Domestic NFC Tax Paid 2013-2019

Those certainly are some eye-catching numbers down at the bottom.  Perhaps there is some support for this in the Revenue Commissioners research paper on recent Corporation Tax receipts which shows that non-multinationals (i.e., domestic companies) have the lowest effective tax rates in their data.

However, that conclusion was based on an effective tax rate in 2018 or 7.4 per cent which is almost three times larger than what the national accounts are showing.  Differences in definitions and coverage aside that is a large gap to be explained.

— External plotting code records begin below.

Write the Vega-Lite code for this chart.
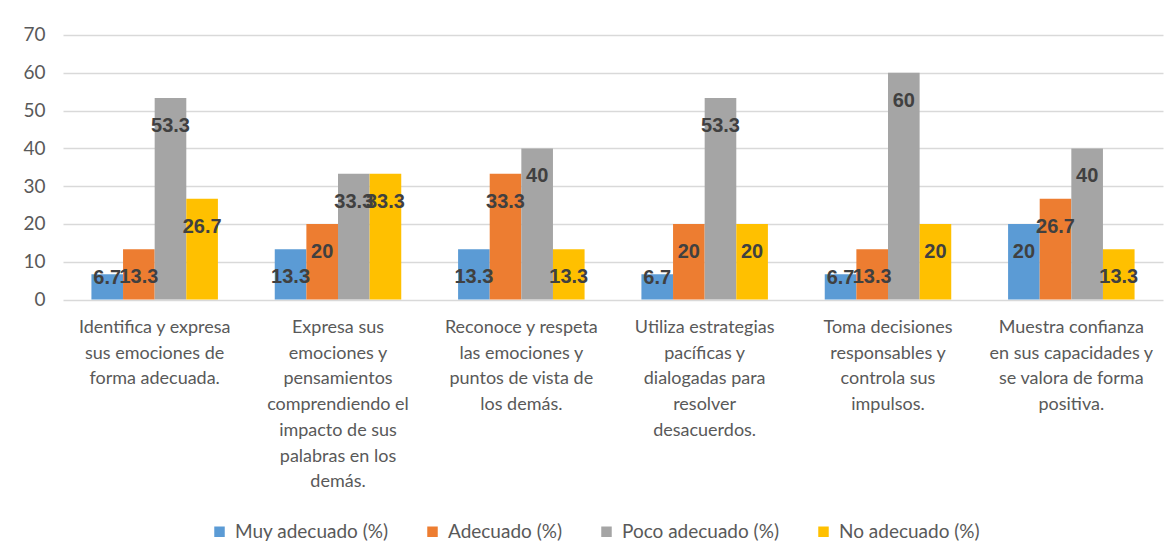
{
  "$schema": "https://vega.github.io/schema/vega-lite/v6.json",
  "autosize": {"type": "none"},
  "width": 1100,
  "height": 264.6,
  "padding": {"left": 63, "top": 35, "right": 13, "bottom": 259},
  "background": "white",
  "config": {
    "view": {"stroke": null},
    "font": "Lato"
  },
  "data": {
    "values": [
      {"cat": "Identifica y expresa|sus emociones de|forma adecuada.", "serie": "Muy adecuado (%)", "value": 6.7},
      {"cat": "Identifica y expresa|sus emociones de|forma adecuada.", "serie": "Adecuado (%)", "value": 13.3},
      {"cat": "Identifica y expresa|sus emociones de|forma adecuada.", "serie": "Poco adecuado (%)", "value": 53.3},
      {"cat": "Identifica y expresa|sus emociones de|forma adecuada.", "serie": "No adecuado (%)", "value": 26.7},
      {"cat": "Expresa sus|emociones y|pensamientos|comprendiendo el|impacto de sus|palabras en los|demás.", "serie": "Muy adecuado (%)", "value": 13.3},
      {"cat": "Expresa sus|emociones y|pensamientos|comprendiendo el|impacto de sus|palabras en los|demás.", "serie": "Adecuado (%)", "value": 20},
      {"cat": "Expresa sus|emociones y|pensamientos|comprendiendo el|impacto de sus|palabras en los|demás.", "serie": "Poco adecuado (%)", "value": 33.3},
      {"cat": "Expresa sus|emociones y|pensamientos|comprendiendo el|impacto de sus|palabras en los|demás.", "serie": "No adecuado (%)", "value": 33.3},
      {"cat": "Reconoce y respeta|las emociones y|puntos de vista de|los demás.", "serie": "Muy adecuado (%)", "value": 13.3},
      {"cat": "Reconoce y respeta|las emociones y|puntos de vista de|los demás.", "serie": "Adecuado (%)", "value": 33.3},
      {"cat": "Reconoce y respeta|las emociones y|puntos de vista de|los demás.", "serie": "Poco adecuado (%)", "value": 40},
      {"cat": "Reconoce y respeta|las emociones y|puntos de vista de|los demás.", "serie": "No adecuado (%)", "value": 13.3},
      {"cat": "Utiliza estrategias|pacíficas y|dialogadas para|resolver|desacuerdos.", "serie": "Muy adecuado (%)", "value": 6.7},
      {"cat": "Utiliza estrategias|pacíficas y|dialogadas para|resolver|desacuerdos.", "serie": "Adecuado (%)", "value": 20},
      {"cat": "Utiliza estrategias|pacíficas y|dialogadas para|resolver|desacuerdos.", "serie": "Poco adecuado (%)", "value": 53.3},
      {"cat": "Utiliza estrategias|pacíficas y|dialogadas para|resolver|desacuerdos.", "serie": "No adecuado (%)", "value": 20},
      {"cat": "Toma decisiones|responsables y|controla sus|impulsos.", "serie": "Muy adecuado (%)", "value": 6.7},
      {"cat": "Toma decisiones|responsables y|controla sus|impulsos.", "serie": "Adecuado (%)", "value": 13.3},
      {"cat": "Toma decisiones|responsables y|controla sus|impulsos.", "serie": "Poco adecuado (%)", "value": 60},
      {"cat": "Toma decisiones|responsables y|controla sus|impulsos.", "serie": "No adecuado (%)", "value": 20},
      {"cat": "Muestra confianza|en sus capacidades y|se valora de forma|positiva.", "serie": "Muy adecuado (%)", "value": 20},
      {"cat": "Muestra confianza|en sus capacidades y|se valora de forma|positiva.", "serie": "Adecuado (%)", "value": 26.7},
      {"cat": "Muestra confianza|en sus capacidades y|se valora de forma|positiva.", "serie": "Poco adecuado (%)", "value": 40},
      {"cat": "Muestra confianza|en sus capacidades y|se valora de forma|positiva.", "serie": "No adecuado (%)", "value": 13.3}
    ]
  },
  "encoding": {
    "x": {
      "field": "cat", "type": "nominal", "sort": null,
      "scale": {"paddingInner": 0.31, "paddingOuter": 0.155},
      "axis": {
        "title": null, "labelAngle": 0, "domain": false, "ticks": false,
        "labelExpr": "split(datum.value, '|')",
        "labelFont": "Lato", "labelFontSize": 18, "labelLineHeight": 25.7,
        "labelColor": "#595959", "labelPadding": 19, "labelBaseline": "top",
        "labelLimit": 0
      }
    },
    "xOffset": {
      "field": "serie", "type": "nominal",
      "sort": ["Muy adecuado (%)", "Adecuado (%)", "Poco adecuado (%)", "No adecuado (%)"]
    },
    "y": {
      "field": "value", "type": "quantitative",
      "scale": {"domain": [0, 70], "nice": false},
      "axis": {
        "title": null, "values": [0, 10, 20, 30, 40, 50, 60, 70],
        "domain": false, "ticks": false,
        "gridColor": "#d9d9d9", "gridWidth": 1.5,
        "labelFont": "Lato", "labelFontSize": 19, "labelColor": "#595959", "labelPadding": 18
      }
    }
  },
  "layer": [
    {
      "mark": {"type": "bar"},
      "encoding": {
        "color": {
          "field": "serie", "type": "nominal",
          "scale": {
            "domain": ["Muy adecuado (%)", "Adecuado (%)", "Poco adecuado (%)", "No adecuado (%)"],
            "range": ["#5B9BD5", "#ED7D31", "#A5A5A5", "#FFC000"]
          },
          "legend": {
            "title": null, "orient": "none", "direction": "horizontal",
            "legendX": 147, "legendY": 487,
            "symbolType": "square", "symbolSize": 110, "symbolStrokeWidth": 0,
            "labelFont": "Lato", "labelFontSize": 19, "labelColor": "#595959",
            "labelOffset": 6, "columnPadding": 34, "labelLimit": 400
          }
        }
      }
    },
    {
      "transform": [{"filter": "datum.value >= 10"}],
      "mark": {"type": "text", "baseline": "middle", "dy": 28, "font": "Liberation Sans", "fontWeight": "bold", "fontSize": 20, "color": "#404040"},
      "encoding": {"text": {"field": "value", "type": "quantitative"}}
    },
    {
      "transform": [{"filter": "datum.value < 10"}],
      "mark": {"type": "text", "baseline": "middle", "dy": 4, "font": "Liberation Sans", "fontWeight": "bold", "fontSize": 20, "color": "#404040"},
      "encoding": {"text": {"field": "value", "type": "quantitative"}}
    }
  ]
}
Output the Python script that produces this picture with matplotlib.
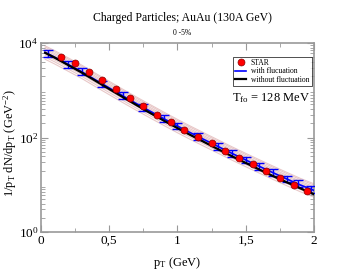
import numpy as np
import matplotlib
matplotlib.use("Agg")
from matplotlib import pyplot as plt
from matplotlib.ticker import FixedLocator, LogLocator, NullFormatter

plt.rcParams['font.family'] = ['Liberation Serif', 'DejaVu Serif']
plt.rcParams['mathtext.fontset'] = 'custom'
plt.rcParams['mathtext.rm'] = 'Liberation Serif'
plt.rcParams['mathtext.it'] = 'Liberation Serif'

# STAR data
star_pt = [0.15, 0.25, 0.35, 0.45, 0.55, 0.65, 0.75, 0.85, 0.95, 1.05,
           1.15, 1.25, 1.35, 1.45, 1.55, 1.65, 1.75, 1.85, 1.95]
star_y = [5130, 3800, 2450, 1660, 1050, 676, 468, 302, 209, 145,
          105, 76, 52.5, 37, 27, 19.5, 13.8, 9.8, 7.4]

# model curves
model_pt = [0.03, 0.1, 0.2, 0.3, 0.4, 0.5, 0.6, 0.7, 0.8, 0.9, 1.0,
            1.1, 1.2, 1.3, 1.4, 1.5, 1.6, 1.7, 1.8, 1.9, 2.0]
with_fluct = [6300, 5000, 3500, 2450, 1650, 1120, 760, 520, 360, 250, 175,
              124, 89, 64, 46, 33.5, 24.5, 18, 13.3, 9.9, 7.6]
without_fluct = [6200, 4900, 3400, 2350, 1580, 1060, 715, 485, 330, 228, 158,
                 111, 79, 56, 40, 29, 21, 15.3, 11.3, 8.4, 6.3]

# blue error bars on the fluctuation curve
err_pt = [0.05, 0.2, 0.3, 0.45, 0.6, 0.75, 0.9, 1.0, 1.15, 1.3, 1.4,
          1.5, 1.6, 1.7, 1.8, 1.88, 1.98]
err_rel = 0.18

fig = plt.figure(figsize=(3.54, 2.73), dpi=100)
ax = fig.add_axes([0.1158, 0.150, 0.7712, 0.6925])

# faint band of fluctuation events
wf = np.array(with_fluct)
for f in [0.72, 0.8, 0.88, 0.95, 1.05, 1.12, 1.2, 1.3, 1.38]:
    ax.plot(model_pt, wf * f, color='#e8c8c8', lw=0.8, zorder=1)

ax.plot(model_pt, with_fluct, color='blue', lw=1.2, zorder=3,
        label='with flucuation')
ax.plot(model_pt, without_fluct, color='black', lw=1.6, zorder=4,
        label='without fluctuation')

err_y = np.exp(np.interp(err_pt, model_pt, np.log(with_fluct)))
ax.errorbar(err_pt, err_y, yerr=[err_y * (1 - 1 / (1 + err_rel)), err_y * err_rel],
            fmt='none', ecolor='blue', elinewidth=1.0, capsize=3.5, capthick=1.0, zorder=3)

ax.plot(star_pt, star_y, 'o', color='red', ms=5, mec='#880000', mew=0.5,
        zorder=5, label='STAR')

ax.set_yscale('log')
ax.set_xlim(0, 2)
ax.set_ylim(1, 1e4)
ax.xaxis.set_major_locator(FixedLocator([0, 0.5, 1, 1.5, 2]))
ax.xaxis.set_minor_locator(FixedLocator([0.25, 0.75, 1.25, 1.75]))
ax.set_xticklabels(['0', '0,5', '1', '1,5', '2'])
ax.yaxis.set_major_locator(FixedLocator([1, 100, 10000]))
ax.set_yticklabels([r'$10^0$', r'$10^2$', r'$10^4$'])
ax.yaxis.set_minor_locator(LogLocator(base=10, subs=np.arange(2, 10), numticks=20))
ax.yaxis.set_minor_formatter(NullFormatter())

frame = '#999999'
for s in ax.spines.values():
    s.set_color(frame)
    s.set_linewidth(1.2)
ax.tick_params(which='both', direction='in', top=True, right=True, colors=frame,
               labelcolor='black', labelsize=9.5)
ax.tick_params(which='major', length=5, pad=2)
ax.tick_params(which='minor', length=3)

ax.set_xlabel(r'p$_\mathregular{T}$ (GeV)', fontsize=9)
ax.xaxis.set_label_coords(0.5, -0.12)
ax.set_ylabel(r'1/p$_\mathregular{T}$ dN/dp$_\mathregular{T}$ (GeV$^{-2}$)', fontsize=9)
ax.yaxis.set_label_coords(-0.08, 0.47)

fig.text(0.515, 0.935, 'Charged Particles; AuAu (130A GeV)', ha='center', va='center', fontsize=8.5)
fig.text(0.515, 0.878, '0 -5%', ha='center', va='center', fontsize=5.5)

ax.text(0.70, 0.69, r'T$_\mathregular{fo}$ = 128 MeV', transform=ax.transAxes, fontsize=9)

h, l = ax.get_legend_handles_labels()
order = [2, 0, 1]
leg = ax.legend([h[i] for i in order], [l[i] for i in order], loc='upper right',
                bbox_to_anchor=(1.0, 0.94), fontsize=5.5, frameon=True, fancybox=False,
                edgecolor='black', borderpad=0.3, labelspacing=0.05, handlelength=1.5,
                handletextpad=0.6, borderaxespad=0.3)
leg.get_frame().set_linewidth(0.6)

fig.savefig('out.png', dpi=100)
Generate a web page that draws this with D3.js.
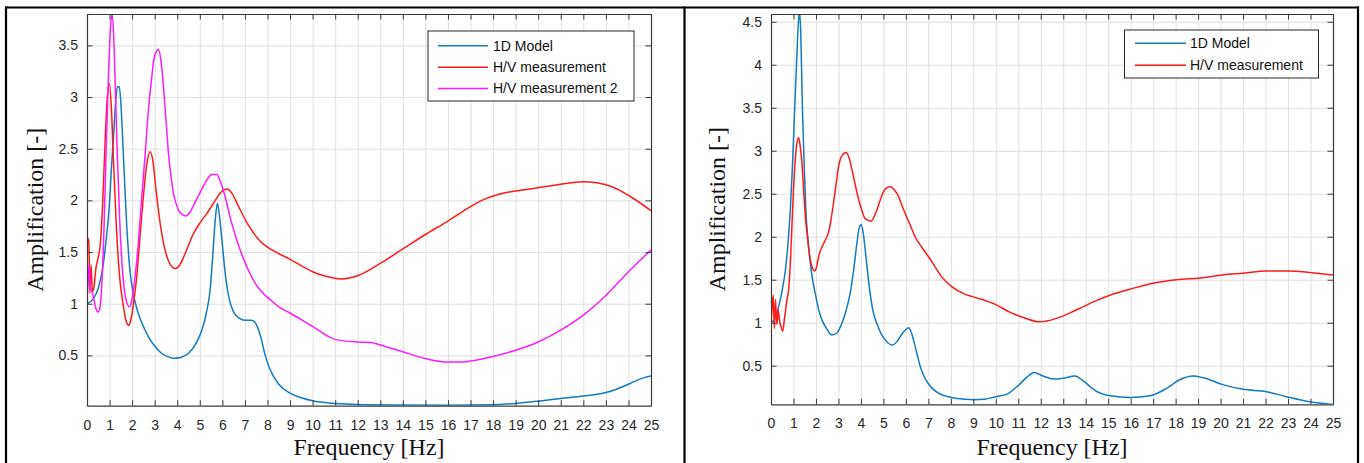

No explanation is offered here.

Capital Account

We dipped into the capital account with the depreciation figures used above and here it is in full.

Domestic NFC ISA Capital Account 2013-2019

Again, we are looking at some large increases over the period.  In line with the rise in profits (and seeming absence of a rise in taxes) the annual increase in net worth rose significantly over the period.

Of this, ever more was used for gross capital formation, with the investment spending of domestic NFCs rising from €7 billion in 2013 to €19 billion in 2019.  There was no year where this fully exhausted the gross saving available and for each of the past seven years the domestic NFC sector has been a net lender. 

That is, after working through the current and capital accounts there was a residual surplus that was transferred to the financial balance sheet.  And it could be that some this is going on the financial balance of foreign subsidiaries or related companies given the increase in the retained earnings on FDI shown in the current account.

Financial Balance Sheet 

We don’t have a financial transactions account so move straight to the financial balance sheet.  As we said last year this has been exploding.

Domestic NFC ISA Financial Balance Sheet 2012-2019

The financial assets of the Irish-owned NFC sector have gone from €167 billion in 2012 to €513 billion last year.  On the other side of the balance sheet, financial liabilities have gone from €175 billion to €633 billion.   Even with the huge increase in the gross figures, the net financial worth of the sector has been largely unchanged, going from –€108 billion in 2012 to –€120 billion last year.

Such is the scale of the increases across the available categories it’s actually pretty hard to determine what is going on.  But for both financial assets and liabilities there has been extraordinary growth in the equity category.  Are there some form of circular transactions taking place?

While the balance-sheet amounts are massive we didn’t really see significant distortions in the current account.  Yes, there has been a surge in the retained earnings of foreign related entities.  This was €3 billion in 2019 and it is possible that some of this should be included in operating surplus.

It would be nice to see the interest figures before the FISIM adjustment but they are only published by Eurostat who do not use the bespoke sectoral breakdown employed by the CSO.


All-in-all it looks like there are two things going on in the domestic NFC sector.  The first is a large, and very real, contribution to the growth of the Irish economy in recent years with significant increases in output, wages and profits.  This has driven a lot of the improvements that occurred pre-COVID.

The second is some kind of financial engineering on the balance sheets of (some) domestic NFCs.  It is possible this involves some sort of circular international transactions with huge increases on both sides of the balance sheet but limited impact on net worth.  To the extent, that there are flows which might, for example, reduce the tax base in Ireland, is unclear.  And, indeed, the tax paid on the tax base of this sector that remains seems unusually low with an estimated effective rate of not much more than two per cent.

So a mix of the good and the unexplained.